Exercise goal => All of the data should be output character for character, except the pictures.

-- Begin --

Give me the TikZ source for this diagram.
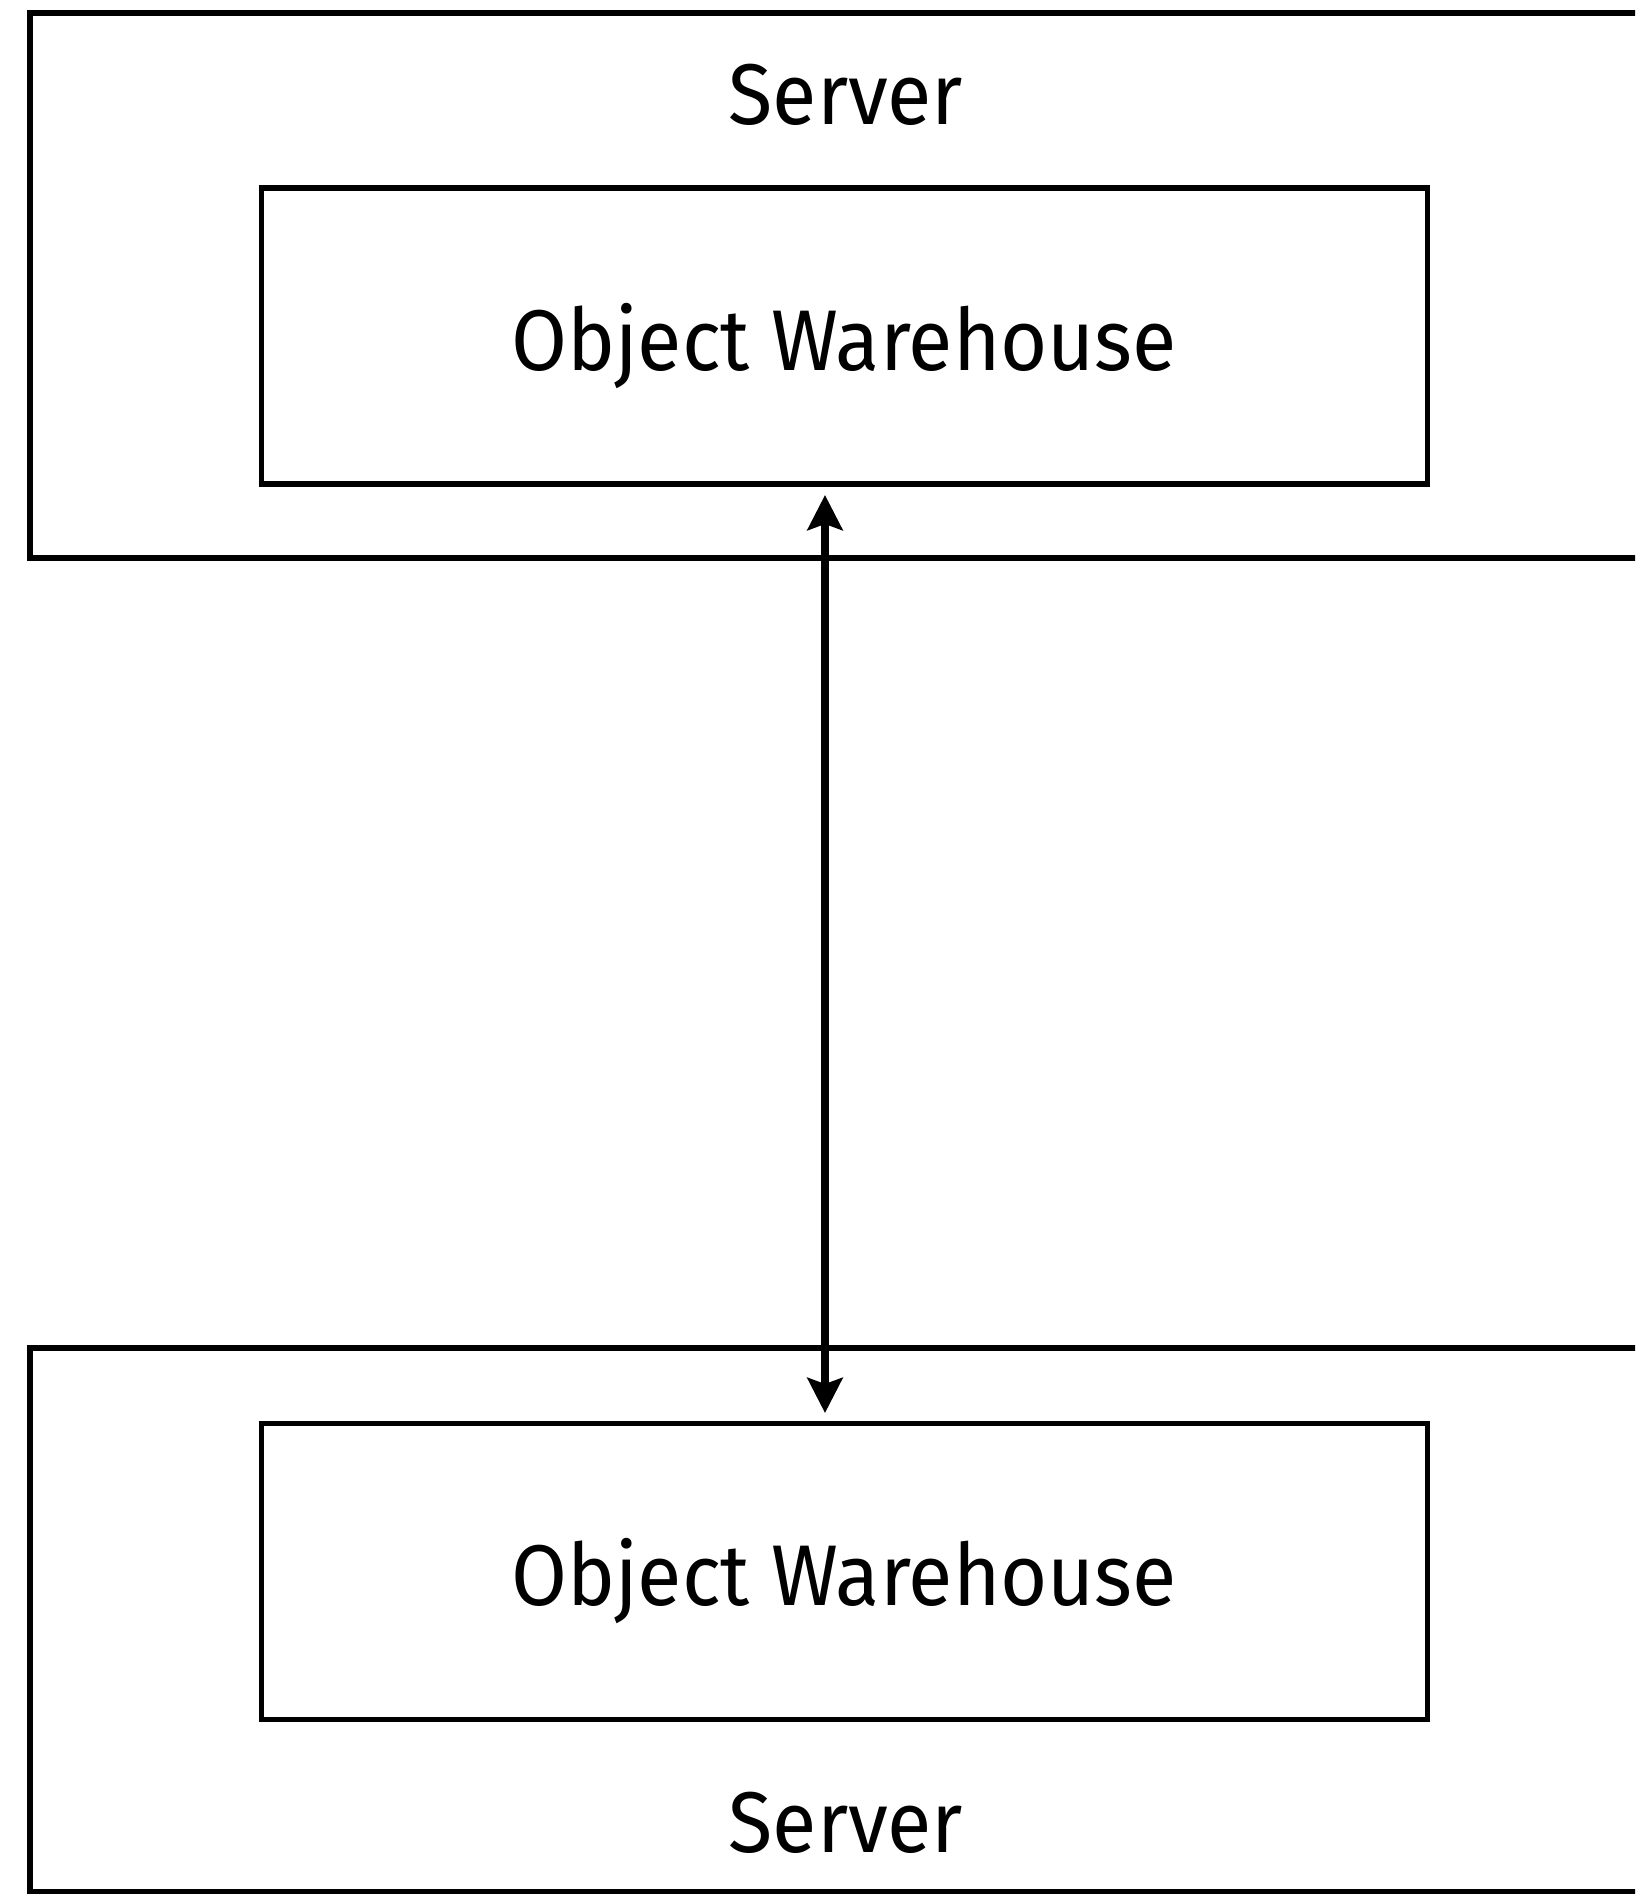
\documentclass[tikz,border=0pt]{standalone}
\usepackage{fontspec}
\IfFontExistsTF{Fira Sans Book}{\setmainfont{Fira Sans Book}[FakeStretch=0.94]}{\setmainfont{Fira Sans}[FakeStretch=0.94]}
\usetikzlibrary{arrows.meta}
\tikzset{
  serverbox/.style={draw=black, line width=0.055cm},
  whbox/.style={draw=black, line width=0.055cm, minimum width=11.65cm, minimum height=2.96cm, inner sep=0pt},
  lbl/.style={font=\fontsize{24.5}{28}\selectfont, inner sep=0pt, anchor=base},
  link/.style={line width=0.085cm, {Stealth[length=0.35cm,width=0.35cm,inset=0.06cm]}-{Stealth[length=0.35cm,width=0.35cm,inset=0.06cm]}}
}
\begin{document}
\begin{tikzpicture}[x=0.01cm,y=-0.01cm]
\useasboundingbox (0,0) rectangle (1635,1894);
\clip (0,0) rectangle (1635,1894);
% outer server boxes
\draw[serverbox] (30,13) rectangle (1720,558);
\draw[serverbox] (30,1348) rectangle (1720,1892);
% labels
\node[lbl] (s1) at (846,125) {Server};
\node[lbl] (s2) at (846,1852) {Server};
% object warehouses
\node[whbox] (w1) at (844.5,336) {};
\node[whbox] (w2) at (844.5,1571.5) {};
\node[lbl] (t1) at (844,370) {Object Warehouse};
\node[lbl] (t2) at (844,1605) {Object Warehouse};
% connector
\coordinate (a1) at (825,495);
\coordinate (a2) at (825,1413);
\draw[link] (a1) -- (a2);
\end{tikzpicture}
\end{document}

-- End --

Full output =>
Give me the TikZ source for this diagram.
\documentclass[tikz,border=0pt]{standalone}
\usepackage{fontspec}
\IfFontExistsTF{Fira Sans Book}{\setmainfont{Fira Sans Book}[FakeStretch=0.94]}{\setmainfont{Fira Sans}[FakeStretch=0.94]}
\usetikzlibrary{arrows.meta}
\tikzset{
  serverbox/.style={draw=black, line width=0.055cm},
  whbox/.style={draw=black, line width=0.055cm, minimum width=11.65cm, minimum height=2.96cm, inner sep=0pt},
  lbl/.style={font=\fontsize{24.5}{28}\selectfont, inner sep=0pt, anchor=base},
  link/.style={line width=0.085cm, {Stealth[length=0.35cm,width=0.35cm,inset=0.06cm]}-{Stealth[length=0.35cm,width=0.35cm,inset=0.06cm]}}
}
\begin{document}
\begin{tikzpicture}[x=0.01cm,y=-0.01cm]
\useasboundingbox (0,0) rectangle (1635,1894);
\clip (0,0) rectangle (1635,1894);
% outer server boxes
\draw[serverbox] (30,13) rectangle (1720,558);
\draw[serverbox] (30,1348) rectangle (1720,1892);
% labels
\node[lbl] (s1) at (846,125) {Server};
\node[lbl] (s2) at (846,1852) {Server};
% object warehouses
\node[whbox] (w1) at (844.5,336) {};
\node[whbox] (w2) at (844.5,1571.5) {};
\node[lbl] (t1) at (844,370) {Object Warehouse};
\node[lbl] (t2) at (844,1605) {Object Warehouse};
% connector
\coordinate (a1) at (825,495);
\coordinate (a2) at (825,1413);
\draw[link] (a1) -- (a2);
\end{tikzpicture}
\end{document}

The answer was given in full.